The company started in 2013 as an anti-cyberbullying software to give everyone a voice and the ability to seek help in difficult situations according to the company’s website.
The website continues by mentioning that the company serves over 8,000 companies across the nation giving the businesses ways to create safer workspaces and classrooms.
The Montana Cares Program will feature three areas according to Lona Carter, a Helena Public Schools employee, said at the Dec. 12 board of trustees meeting.
“If students hear something, see something, they can say something,” Helena Public Schools superintendent Rex Weltz said.
The areas mentioned include resources, the 988 national suicide hotline and a tip line for “anything.”

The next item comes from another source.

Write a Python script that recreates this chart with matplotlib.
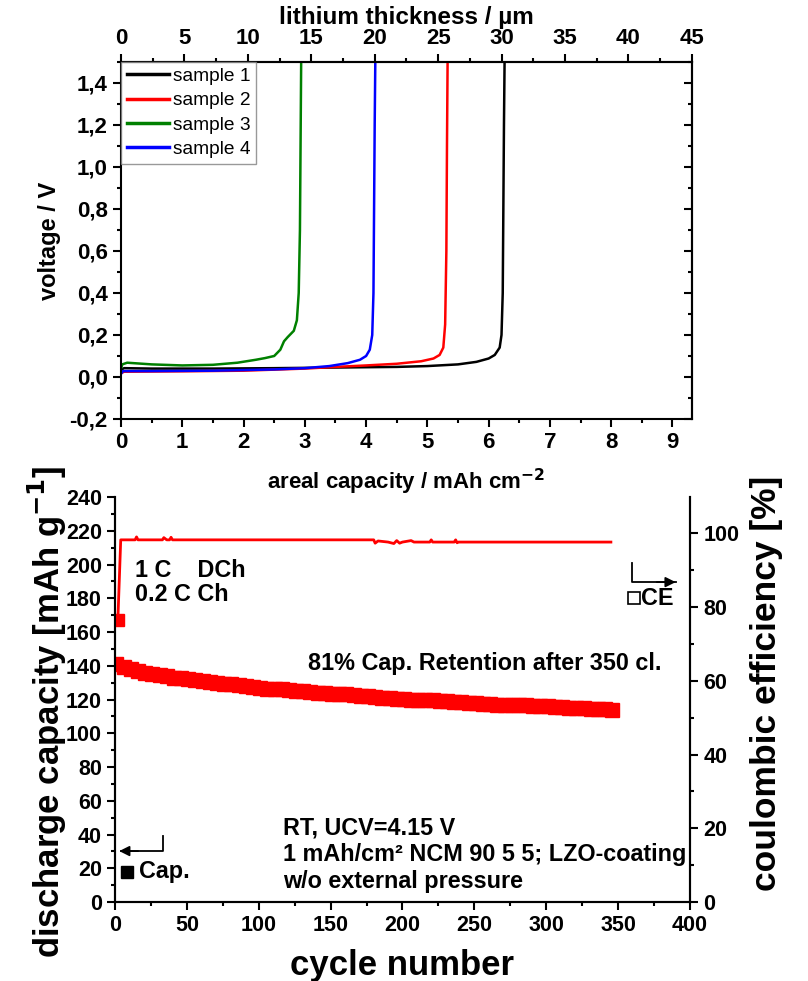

The resources on the app will feature connections to basic needs services offered in Helena for example food insecurity or if a family is wondering who to call if they cannot keep the heat on in their house according to Carter.
STOPit’s website mentions that the district can benefit by decreasing the stigma around mental health and normalizing asking for help.
Another are is the notional suicide hotline that will offer 24/7 365 day care for anyone in need via text or phone call.
“It is either a voice or a text tip line. Lots of folks don’t want to talk to somebody, they want to talk to somebody by texting and it provides them a platform by which they can talk to a trained professional,” Carter said.
Lastly, the third area of coverage within the app will be an anonymous tip line that “is not just for scary bad things.”
The tip line can allow the caller to stay anonymous if they wish. An example given by Carter at the meeting was if a student has a friend that is homeless they can report that to the line and the app will alert others to give the homeless student a call or notification.
Weltz mentioned that something the district has been focusing on is where the students’ information will be stored because he did not want to leave a “digital footprint” since the data is personal.
The school district plans to launch the application in January district-wide as the first AA school district in Montana to be signed onto the application.
The company is giving the district a year and a half to test it out and see if it works for the district. The application will be funded through a federal grant from the Department of Justice and will not take money from the district’s budget.